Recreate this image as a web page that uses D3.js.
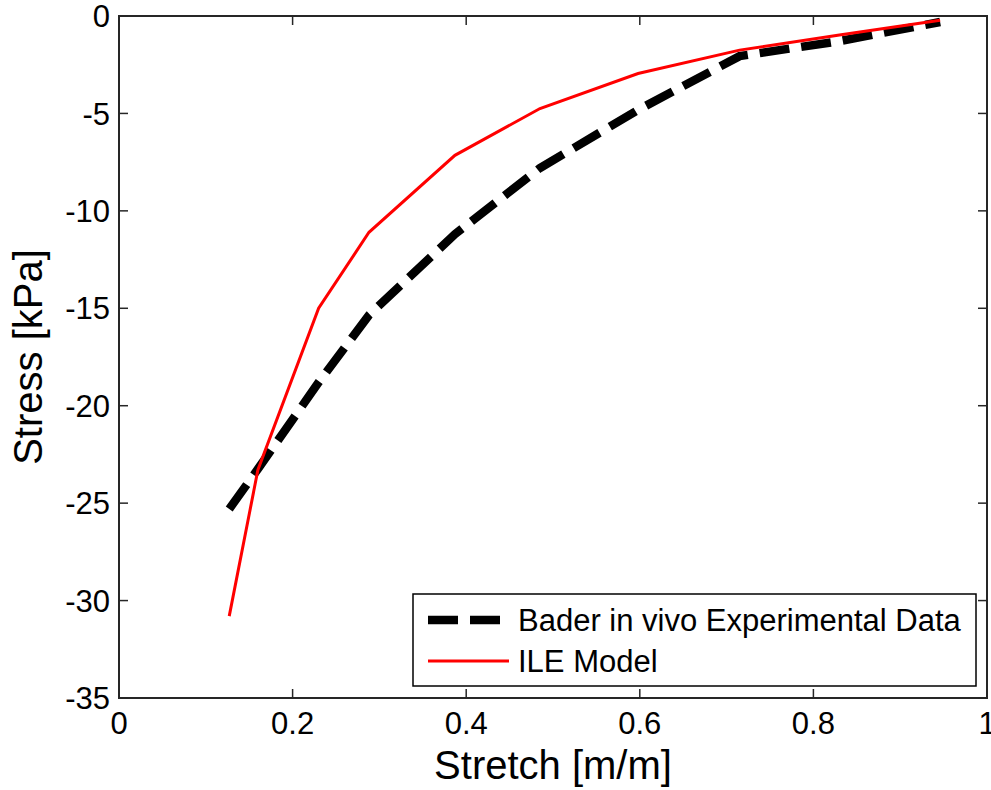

◆ ◆ ◆

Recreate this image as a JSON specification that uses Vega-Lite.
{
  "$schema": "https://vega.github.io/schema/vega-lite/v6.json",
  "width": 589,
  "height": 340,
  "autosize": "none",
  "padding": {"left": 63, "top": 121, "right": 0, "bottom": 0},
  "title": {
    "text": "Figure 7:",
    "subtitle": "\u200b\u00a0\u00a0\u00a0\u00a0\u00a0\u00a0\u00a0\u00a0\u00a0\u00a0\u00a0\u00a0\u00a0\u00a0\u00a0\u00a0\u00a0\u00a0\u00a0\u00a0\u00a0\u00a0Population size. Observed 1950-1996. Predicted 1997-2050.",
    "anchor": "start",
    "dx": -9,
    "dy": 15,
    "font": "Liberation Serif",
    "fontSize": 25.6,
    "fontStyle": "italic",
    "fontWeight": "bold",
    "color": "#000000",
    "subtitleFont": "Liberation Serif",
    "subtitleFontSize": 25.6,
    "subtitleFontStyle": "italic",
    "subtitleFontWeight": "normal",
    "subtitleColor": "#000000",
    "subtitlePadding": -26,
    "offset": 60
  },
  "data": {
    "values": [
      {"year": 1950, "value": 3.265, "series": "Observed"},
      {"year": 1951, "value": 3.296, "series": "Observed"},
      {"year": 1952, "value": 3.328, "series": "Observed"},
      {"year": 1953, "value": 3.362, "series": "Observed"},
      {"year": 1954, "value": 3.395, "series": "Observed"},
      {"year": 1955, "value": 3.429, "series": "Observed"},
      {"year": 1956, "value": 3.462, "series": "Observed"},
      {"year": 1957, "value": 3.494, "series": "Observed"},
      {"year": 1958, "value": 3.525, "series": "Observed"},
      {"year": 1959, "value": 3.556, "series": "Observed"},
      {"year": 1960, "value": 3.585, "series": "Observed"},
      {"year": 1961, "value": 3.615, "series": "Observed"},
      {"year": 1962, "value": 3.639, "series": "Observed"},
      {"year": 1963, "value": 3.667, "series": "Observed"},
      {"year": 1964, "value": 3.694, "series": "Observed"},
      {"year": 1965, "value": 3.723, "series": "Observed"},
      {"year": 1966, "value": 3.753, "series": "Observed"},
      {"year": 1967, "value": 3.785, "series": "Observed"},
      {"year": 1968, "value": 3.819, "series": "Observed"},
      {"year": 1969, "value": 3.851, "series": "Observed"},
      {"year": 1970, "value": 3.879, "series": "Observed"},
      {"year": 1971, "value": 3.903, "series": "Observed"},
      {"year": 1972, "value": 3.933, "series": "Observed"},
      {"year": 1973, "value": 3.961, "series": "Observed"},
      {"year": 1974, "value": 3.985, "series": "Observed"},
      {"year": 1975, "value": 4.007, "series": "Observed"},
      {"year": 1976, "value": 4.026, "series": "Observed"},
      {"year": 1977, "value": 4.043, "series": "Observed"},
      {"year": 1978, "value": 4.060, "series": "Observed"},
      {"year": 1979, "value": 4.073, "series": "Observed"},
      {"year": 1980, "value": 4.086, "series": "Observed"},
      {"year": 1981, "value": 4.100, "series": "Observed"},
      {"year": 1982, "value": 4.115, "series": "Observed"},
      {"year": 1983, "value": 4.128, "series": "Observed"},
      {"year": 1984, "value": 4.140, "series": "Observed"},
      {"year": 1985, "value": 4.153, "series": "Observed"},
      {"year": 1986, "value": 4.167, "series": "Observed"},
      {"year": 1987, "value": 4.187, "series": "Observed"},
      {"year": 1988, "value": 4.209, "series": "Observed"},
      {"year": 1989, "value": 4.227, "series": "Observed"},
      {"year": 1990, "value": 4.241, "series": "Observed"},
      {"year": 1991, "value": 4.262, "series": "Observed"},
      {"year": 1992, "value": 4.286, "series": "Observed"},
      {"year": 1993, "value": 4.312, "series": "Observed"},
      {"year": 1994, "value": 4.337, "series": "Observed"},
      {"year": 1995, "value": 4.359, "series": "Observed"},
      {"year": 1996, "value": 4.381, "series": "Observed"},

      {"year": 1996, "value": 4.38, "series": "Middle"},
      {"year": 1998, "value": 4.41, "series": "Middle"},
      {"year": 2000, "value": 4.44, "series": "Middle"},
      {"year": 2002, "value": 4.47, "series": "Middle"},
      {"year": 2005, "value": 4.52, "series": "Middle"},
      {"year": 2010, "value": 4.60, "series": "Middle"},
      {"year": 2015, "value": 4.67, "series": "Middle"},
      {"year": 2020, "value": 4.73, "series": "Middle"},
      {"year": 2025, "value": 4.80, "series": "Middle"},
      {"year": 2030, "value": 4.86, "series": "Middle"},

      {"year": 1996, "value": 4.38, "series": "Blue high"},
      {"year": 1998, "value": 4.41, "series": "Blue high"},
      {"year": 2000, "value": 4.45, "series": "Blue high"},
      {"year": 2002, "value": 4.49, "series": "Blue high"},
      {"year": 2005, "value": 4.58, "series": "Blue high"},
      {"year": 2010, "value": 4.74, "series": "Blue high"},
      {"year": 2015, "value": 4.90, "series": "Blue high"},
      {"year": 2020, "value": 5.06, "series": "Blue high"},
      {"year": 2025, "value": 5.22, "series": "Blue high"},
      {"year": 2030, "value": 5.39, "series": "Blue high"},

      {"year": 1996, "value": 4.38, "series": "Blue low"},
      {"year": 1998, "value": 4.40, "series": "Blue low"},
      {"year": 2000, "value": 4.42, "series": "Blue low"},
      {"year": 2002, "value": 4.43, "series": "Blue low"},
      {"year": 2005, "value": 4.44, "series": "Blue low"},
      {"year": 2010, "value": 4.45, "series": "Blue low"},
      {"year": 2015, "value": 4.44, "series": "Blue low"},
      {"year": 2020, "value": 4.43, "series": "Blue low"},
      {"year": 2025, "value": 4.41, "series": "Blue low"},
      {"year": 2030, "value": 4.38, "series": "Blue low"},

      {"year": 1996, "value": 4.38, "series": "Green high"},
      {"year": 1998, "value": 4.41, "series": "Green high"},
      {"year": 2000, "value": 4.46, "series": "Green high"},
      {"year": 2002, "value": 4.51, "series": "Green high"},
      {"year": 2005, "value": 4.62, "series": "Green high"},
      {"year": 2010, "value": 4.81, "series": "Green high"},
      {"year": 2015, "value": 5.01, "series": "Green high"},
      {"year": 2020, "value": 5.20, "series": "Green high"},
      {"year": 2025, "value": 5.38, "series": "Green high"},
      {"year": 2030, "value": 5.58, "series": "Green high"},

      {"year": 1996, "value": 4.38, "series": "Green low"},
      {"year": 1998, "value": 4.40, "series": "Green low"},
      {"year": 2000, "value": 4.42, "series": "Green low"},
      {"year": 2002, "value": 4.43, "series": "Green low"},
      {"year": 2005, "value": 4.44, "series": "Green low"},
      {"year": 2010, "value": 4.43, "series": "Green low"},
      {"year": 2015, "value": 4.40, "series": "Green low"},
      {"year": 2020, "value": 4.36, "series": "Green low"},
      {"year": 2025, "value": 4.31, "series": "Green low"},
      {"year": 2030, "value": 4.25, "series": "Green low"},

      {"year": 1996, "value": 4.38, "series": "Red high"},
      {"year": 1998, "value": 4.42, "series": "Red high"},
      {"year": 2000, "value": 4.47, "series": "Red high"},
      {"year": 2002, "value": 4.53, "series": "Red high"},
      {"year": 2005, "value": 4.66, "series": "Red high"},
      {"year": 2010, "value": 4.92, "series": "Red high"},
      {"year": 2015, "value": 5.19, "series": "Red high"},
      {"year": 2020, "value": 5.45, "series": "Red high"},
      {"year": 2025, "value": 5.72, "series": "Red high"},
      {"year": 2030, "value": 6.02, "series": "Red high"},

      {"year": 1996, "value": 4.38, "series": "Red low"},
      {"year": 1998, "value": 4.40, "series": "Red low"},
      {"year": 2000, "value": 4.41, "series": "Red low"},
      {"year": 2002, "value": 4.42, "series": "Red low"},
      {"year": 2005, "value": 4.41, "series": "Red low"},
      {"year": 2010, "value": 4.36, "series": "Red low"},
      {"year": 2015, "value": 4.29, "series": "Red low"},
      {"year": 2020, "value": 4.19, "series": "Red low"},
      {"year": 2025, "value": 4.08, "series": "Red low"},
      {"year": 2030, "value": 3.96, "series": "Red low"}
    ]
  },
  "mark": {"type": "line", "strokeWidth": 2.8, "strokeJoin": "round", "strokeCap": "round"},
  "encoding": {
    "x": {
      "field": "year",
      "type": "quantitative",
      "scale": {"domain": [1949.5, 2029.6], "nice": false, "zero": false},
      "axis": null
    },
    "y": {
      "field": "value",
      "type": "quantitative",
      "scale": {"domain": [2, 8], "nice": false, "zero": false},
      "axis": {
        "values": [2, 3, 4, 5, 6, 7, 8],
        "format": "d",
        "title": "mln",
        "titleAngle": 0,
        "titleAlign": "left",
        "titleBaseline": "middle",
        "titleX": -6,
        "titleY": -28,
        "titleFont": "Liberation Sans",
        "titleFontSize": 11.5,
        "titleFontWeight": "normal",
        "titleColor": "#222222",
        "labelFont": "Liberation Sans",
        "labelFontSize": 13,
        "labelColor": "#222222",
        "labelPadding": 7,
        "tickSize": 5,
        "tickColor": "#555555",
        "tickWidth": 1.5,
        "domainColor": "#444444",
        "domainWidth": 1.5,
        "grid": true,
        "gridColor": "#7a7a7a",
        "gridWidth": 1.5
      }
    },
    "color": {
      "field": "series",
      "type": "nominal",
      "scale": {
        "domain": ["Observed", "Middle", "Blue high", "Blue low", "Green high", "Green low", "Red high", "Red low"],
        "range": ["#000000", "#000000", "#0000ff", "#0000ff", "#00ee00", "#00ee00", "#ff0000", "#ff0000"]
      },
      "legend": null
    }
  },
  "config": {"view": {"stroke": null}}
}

◆ ◆ ◆

● **What the task requires**
Only a number is wanted: how many lines of the material include the word "image".

● **Output of the task**
2